Tuesday, May 29, 2007

Memorial Day


Yesterday was Memorial Day and I thought of my dad and all the others who have served. He served as a radio man on a destroyer in the South Pacific in one of the largest naval battles ever fought. He never really talked much about the war while I was growing up. It wasn't something that the men of his generaton did.

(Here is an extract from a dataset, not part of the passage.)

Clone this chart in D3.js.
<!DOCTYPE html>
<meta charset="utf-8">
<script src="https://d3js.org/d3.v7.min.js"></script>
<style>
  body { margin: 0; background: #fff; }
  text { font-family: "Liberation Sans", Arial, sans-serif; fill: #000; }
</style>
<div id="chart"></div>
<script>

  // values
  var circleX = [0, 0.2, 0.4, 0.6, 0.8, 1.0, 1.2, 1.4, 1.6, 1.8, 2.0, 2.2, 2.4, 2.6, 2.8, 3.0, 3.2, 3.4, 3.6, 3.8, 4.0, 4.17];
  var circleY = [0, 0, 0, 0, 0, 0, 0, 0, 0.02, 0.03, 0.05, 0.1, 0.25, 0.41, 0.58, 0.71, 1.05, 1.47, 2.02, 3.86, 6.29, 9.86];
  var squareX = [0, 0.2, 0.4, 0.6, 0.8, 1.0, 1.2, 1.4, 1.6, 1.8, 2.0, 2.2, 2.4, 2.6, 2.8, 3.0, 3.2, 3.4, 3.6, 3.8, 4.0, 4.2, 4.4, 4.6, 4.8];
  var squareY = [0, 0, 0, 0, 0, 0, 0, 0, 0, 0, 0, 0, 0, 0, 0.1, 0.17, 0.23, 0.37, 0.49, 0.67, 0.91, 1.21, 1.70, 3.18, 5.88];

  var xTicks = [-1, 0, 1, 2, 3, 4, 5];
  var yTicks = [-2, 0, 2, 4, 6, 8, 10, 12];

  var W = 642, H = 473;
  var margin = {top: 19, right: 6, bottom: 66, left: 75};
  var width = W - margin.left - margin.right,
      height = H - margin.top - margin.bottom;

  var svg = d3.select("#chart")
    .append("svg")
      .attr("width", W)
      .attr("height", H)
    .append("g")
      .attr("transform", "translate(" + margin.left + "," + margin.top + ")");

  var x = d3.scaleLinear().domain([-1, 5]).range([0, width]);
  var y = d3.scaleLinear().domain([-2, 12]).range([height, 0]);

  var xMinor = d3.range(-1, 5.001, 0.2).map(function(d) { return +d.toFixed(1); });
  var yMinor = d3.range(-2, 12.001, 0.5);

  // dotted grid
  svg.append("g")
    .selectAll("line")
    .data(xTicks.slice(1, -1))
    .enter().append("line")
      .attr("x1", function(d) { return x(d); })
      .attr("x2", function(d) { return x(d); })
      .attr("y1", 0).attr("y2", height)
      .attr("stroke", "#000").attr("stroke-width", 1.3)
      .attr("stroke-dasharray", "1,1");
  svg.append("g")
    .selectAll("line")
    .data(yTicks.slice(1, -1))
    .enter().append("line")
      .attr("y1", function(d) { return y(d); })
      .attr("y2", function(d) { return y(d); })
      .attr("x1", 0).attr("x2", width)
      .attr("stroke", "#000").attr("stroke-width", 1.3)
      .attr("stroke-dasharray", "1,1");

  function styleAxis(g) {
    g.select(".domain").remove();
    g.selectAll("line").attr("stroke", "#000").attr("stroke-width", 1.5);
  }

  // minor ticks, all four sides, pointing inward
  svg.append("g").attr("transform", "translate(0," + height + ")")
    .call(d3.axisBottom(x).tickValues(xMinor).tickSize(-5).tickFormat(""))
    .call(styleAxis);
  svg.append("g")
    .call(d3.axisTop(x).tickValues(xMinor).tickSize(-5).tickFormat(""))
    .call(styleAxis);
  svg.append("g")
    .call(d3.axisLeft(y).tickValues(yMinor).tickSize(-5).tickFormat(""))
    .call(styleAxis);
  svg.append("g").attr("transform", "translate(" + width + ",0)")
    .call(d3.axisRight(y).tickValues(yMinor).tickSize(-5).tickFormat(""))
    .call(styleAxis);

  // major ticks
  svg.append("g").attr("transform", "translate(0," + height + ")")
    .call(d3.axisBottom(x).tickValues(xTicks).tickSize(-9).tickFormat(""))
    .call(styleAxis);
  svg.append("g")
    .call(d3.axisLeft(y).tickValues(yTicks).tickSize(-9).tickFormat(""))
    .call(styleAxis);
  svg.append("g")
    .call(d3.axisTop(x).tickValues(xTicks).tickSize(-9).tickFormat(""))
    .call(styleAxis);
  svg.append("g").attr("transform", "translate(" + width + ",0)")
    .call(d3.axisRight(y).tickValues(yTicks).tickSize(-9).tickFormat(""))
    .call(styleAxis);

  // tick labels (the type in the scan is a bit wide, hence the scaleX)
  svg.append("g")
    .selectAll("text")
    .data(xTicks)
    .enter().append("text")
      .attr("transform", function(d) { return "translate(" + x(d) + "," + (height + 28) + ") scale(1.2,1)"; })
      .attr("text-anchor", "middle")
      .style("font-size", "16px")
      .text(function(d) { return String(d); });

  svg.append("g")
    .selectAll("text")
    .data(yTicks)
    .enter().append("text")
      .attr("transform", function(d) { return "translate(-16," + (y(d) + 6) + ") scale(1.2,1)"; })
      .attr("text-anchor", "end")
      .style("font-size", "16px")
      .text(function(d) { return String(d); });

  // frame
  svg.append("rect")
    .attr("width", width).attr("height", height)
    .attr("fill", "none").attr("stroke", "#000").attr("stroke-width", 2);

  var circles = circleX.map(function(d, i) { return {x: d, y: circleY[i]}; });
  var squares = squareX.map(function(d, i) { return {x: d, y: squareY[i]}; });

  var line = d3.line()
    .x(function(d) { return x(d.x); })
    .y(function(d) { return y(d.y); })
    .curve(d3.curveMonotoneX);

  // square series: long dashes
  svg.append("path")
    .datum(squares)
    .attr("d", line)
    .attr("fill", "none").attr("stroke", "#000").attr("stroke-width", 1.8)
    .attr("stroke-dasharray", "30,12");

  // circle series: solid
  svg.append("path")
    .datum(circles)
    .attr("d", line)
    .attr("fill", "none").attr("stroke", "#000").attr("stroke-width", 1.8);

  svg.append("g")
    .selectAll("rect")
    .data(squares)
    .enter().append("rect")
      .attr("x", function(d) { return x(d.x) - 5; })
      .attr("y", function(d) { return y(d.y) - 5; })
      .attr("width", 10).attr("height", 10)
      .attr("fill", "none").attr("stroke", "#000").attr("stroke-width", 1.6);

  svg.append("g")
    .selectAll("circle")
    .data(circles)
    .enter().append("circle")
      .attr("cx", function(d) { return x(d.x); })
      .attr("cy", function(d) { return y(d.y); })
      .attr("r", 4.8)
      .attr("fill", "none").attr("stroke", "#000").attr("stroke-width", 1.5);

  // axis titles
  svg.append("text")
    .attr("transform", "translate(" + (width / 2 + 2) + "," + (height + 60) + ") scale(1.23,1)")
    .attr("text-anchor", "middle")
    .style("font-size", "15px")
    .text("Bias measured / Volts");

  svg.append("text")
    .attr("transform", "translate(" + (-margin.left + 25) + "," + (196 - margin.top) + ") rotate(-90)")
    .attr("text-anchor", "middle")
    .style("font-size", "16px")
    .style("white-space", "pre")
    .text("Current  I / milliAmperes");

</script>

This all changed right after the first gulf war. This war prompted him (and many other WWII vets I am told) to dip into the memory banks and pen an extensive memior that covered most of his life.
Here is a very short excerpt from the time that he served in the Navy during WWII on the USS Albert W. Grant. Its from June 1944 when his ship was patrolling the straights between Saipan and Tinian shortly after the Marines had taken the Island of Saipan. It speaks to the memories of war that my dad and all combat veterans carried, carry and will carry inside their heads for the rest of their lives.


copyright 1997 - j.h.


"When the Grant was not firing at a specific target ashore, it was patrollling between the islands. Things had quieted down enough so that we could go to the mess hall for our meals. The mess hall was two decks below and could only accomodate a single line. This caused the line to stretch up and down the main deck. Standing in line one evening waiting for the chow line to move, we noticed some dead bodies in the water. Soon the ship was plowing through hundreds of bodies. They were not the bodies of soldiers; the were the bodies of woman and children. We found out later that they had thrown themselves off the cliffs rather than be captured by the Americans. They apparently decided to answer the command of the Emperor. The stench was over powering. I can close my eyes today and see the body of a young child as it floated by the ship, beyond any help I could give."

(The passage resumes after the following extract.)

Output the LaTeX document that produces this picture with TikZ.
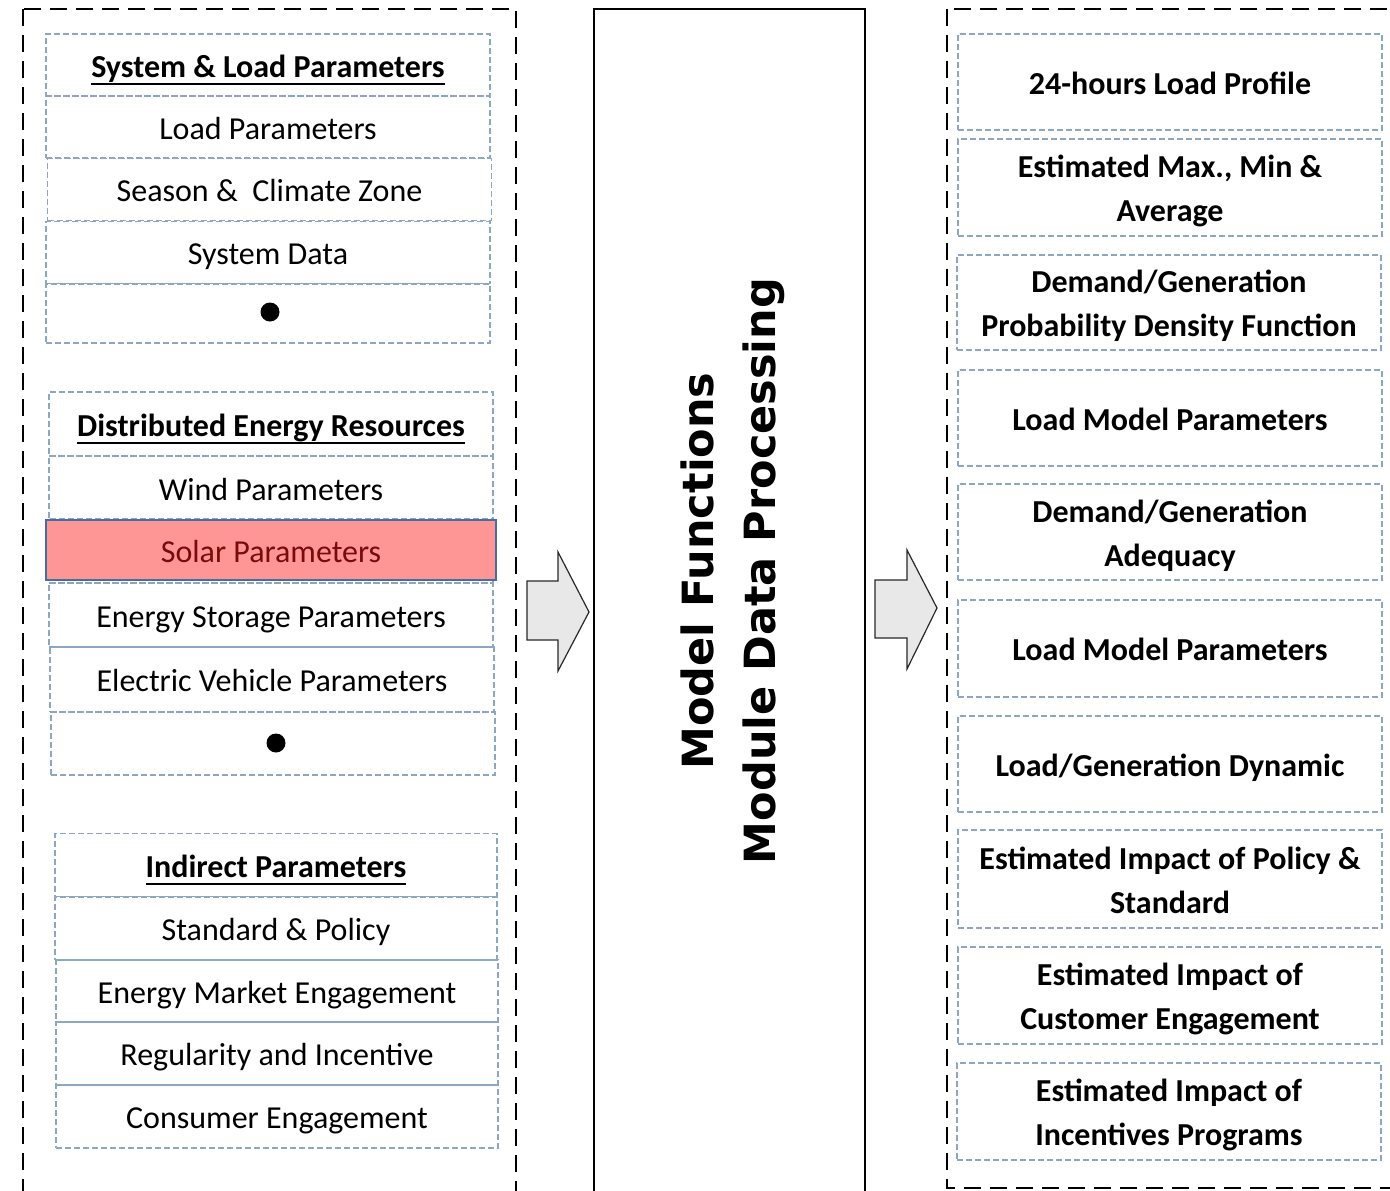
\documentclass[tikz,border=0pt]{standalone}
\usepackage{fontspec}
\setmainfont{Carlito}
\newfontfamily\blocksans{DejaVu Sans}
\definecolor{cellblue}{RGB}{140,166,196}
\definecolor{solarfill}{RGB}{255,150,150}
\definecolor{solaredge}{RGB}{68,110,165}
\definecolor{solartext}{RGB}{125,10,10}
\definecolor{arrowfill}{RGB}{232,232,232}
\definecolor{arrowedge}{RGB}{40,40,40}
% line strut: fixed height and depth for every text line
\newcommand\ls{\rule[-10pt]{0pt}{44pt}}
% bold heading with a heavy underline
\newcommand\headline[1]{\setbox0\hbox{\bfseries #1}\rlap{\rule[-8pt]{\wd0}{2.4pt}}\box0}
\begin{document}
\begin{tikzpicture}[x=1pt,y=-1pt,
  cell/.style={draw=cellblue, line width=1.1pt, dash pattern=on 6pt off 3pt,
    inner sep=0pt, font=\fontsize{32}{44}\selectfont, align=center},
  leftA/.style={cell, minimum width=444pt, minimum height=62pt},
  leftB/.style={cell, minimum width=444pt, minimum height=64pt},
  leftC/.style={cell, minimum width=442pt, minimum height=63pt},
  outcell/.style={cell, minimum width=424pt, minimum height=96pt, font=\fontsize{32}{44}\selectfont\bfseries},
  bullet/.style={circle, fill=black, inner sep=0pt, minimum size=19pt},
  frame/.style={draw=black, line width=2.6pt, dash pattern=on 17pt off 9pt},
  blockarrow/.style={draw=arrowedge, line width=1.2pt, fill=arrowfill, line join=miter}
]
\useasboundingbox (0,0) rectangle (1390,1191);
\clip (0,0) rectangle (1390,1191);

% outer frames
\draw[frame] (23,9) rectangle (516,1215);
\draw[frame] (947,9) rectangle (1405,1188);
\draw[draw=black, line width=2.6pt] (594,9) rectangle (865,1215);

% system and load parameters
\node[leftA] (slp) at (268,65) {\headline{System \& Load Parameters}\ls};
\node[leftA] (lp)  at (268,127) {Load Parameters\ls};
\node[leftA] (scz) at (269.5,189.5) {Season \&\ \ Climate Zone\ls};
\node[leftA] (sd)  at (268,252.5) {System Data\ls};
\node[leftA, minimum height=59pt] (sdots) at (268,313.5) {};
\node[bullet] (sdot) at (270,312) {};

% distributed energy resources
\node[leftB] (der) at (271,424) {\headline{Distributed Energy Resources}\ls};
\node[leftB] (wind) at (271,488) {Wind Parameters\ls};
\node[leftB] (solarcell) at (271,551) {};
\node[draw=solaredge, line width=2pt, fill=solarfill, minimum width=450pt,
      minimum height=60pt, inner sep=0pt, font=\fontsize{32}{44}\selectfont,
      text=solartext] (solar) at (271,550) {Solar Parameters\ls};
\node[leftB] (ess) at (271,615) {Energy Storage Parameters\ls};
\node[leftB, minimum height=65pt] (ev) at (272,679.5) {Electric Vehicle Parameters\ls};
\node[leftB, minimum height=63pt] (derdots) at (273,743.5) {};
\node[bullet] (derdot) at (276,743) {};

% indirect parameters
\node[leftC] (ind) at (276,865) {\headline{Indirect Parameters}\ls};
\node[leftC] (sp)  at (276,928.5) {Standard \& Policy\ls};
\node[leftC, minimum height=62pt] (eme) at (277,991) {Energy Market Engagement\ls};
\node[leftC] (ri)  at (277,1053.5) {Regularity and Incentive\ls};
\node[leftC] (ce)  at (277,1116.5) {Consumer Engagement\ls};

% block arrows
\draw[blockarrow] (527,581) -- (558,581) -- (558,552) -- (589,612) -- (558,671)
  -- (558,640) -- (527,640) -- cycle;
\draw[blockarrow] (875,580) -- (907,580) -- (907,550) -- (937,608) -- (907,669)
  -- (907,638) -- (875,638) -- cycle;

% processing module
\node[rotate=90, align=center, font=\blocksans\bfseries\fontsize{43}{62}\selectfont]
  (proc) at (733,571) {Model Functions\\Module Data Processing};

% outputs
\node[outcell, minimum height=96pt] (o1) at (1170,82) {24-hours Load Profile\ls};
\node[outcell, minimum height=97pt] (o2) at (1170,187.5) {\ls Estimated Max., Min \&\\Average\ls};
\node[outcell, minimum height=95pt] (o3) at (1169,302.5) {\ls Demand/Generation\\Probability Density Function\ls};
\node[outcell] (o4) at (1170,418) {Load Model Parameters\ls};
\node[outcell] (o5) at (1170,532) {\ls Demand/Generation\\Adequacy\ls};
\node[outcell, minimum height=97pt] (o6) at (1170,648.5) {Load Model Parameters\ls};
\node[outcell] (o7) at (1170,764) {Load/Generation Dynamic\ls};
\node[outcell, minimum height=98pt] (o8) at (1170,879) {\ls Estimated Impact of Policy \&\\Standard\ls};
\node[outcell, minimum height=97pt] (o9) at (1170,995.5) {\ls Estimated Impact of\\Customer Engagement\ls};
\node[outcell, minimum height=97pt] (o10) at (1169,1111.5) {\ls Estimated Impact of\\Incentives Programs\ls};
\end{tikzpicture}
\end{document}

(Post war records show that 8000 women and children died in this manner)


In October 1944, the Albert W. Grant took several direct hits from an American Cruiser and Japenesese warships during the battle of Leyte Gulf. My dad lost some of his closest buddies and came very close himself. They towed the badly damaged destroyer and crew through a typhoon and all the way back to Pearl Harbour. By the time it was repaired and battle ready again, the war in the Pacific was close to finished.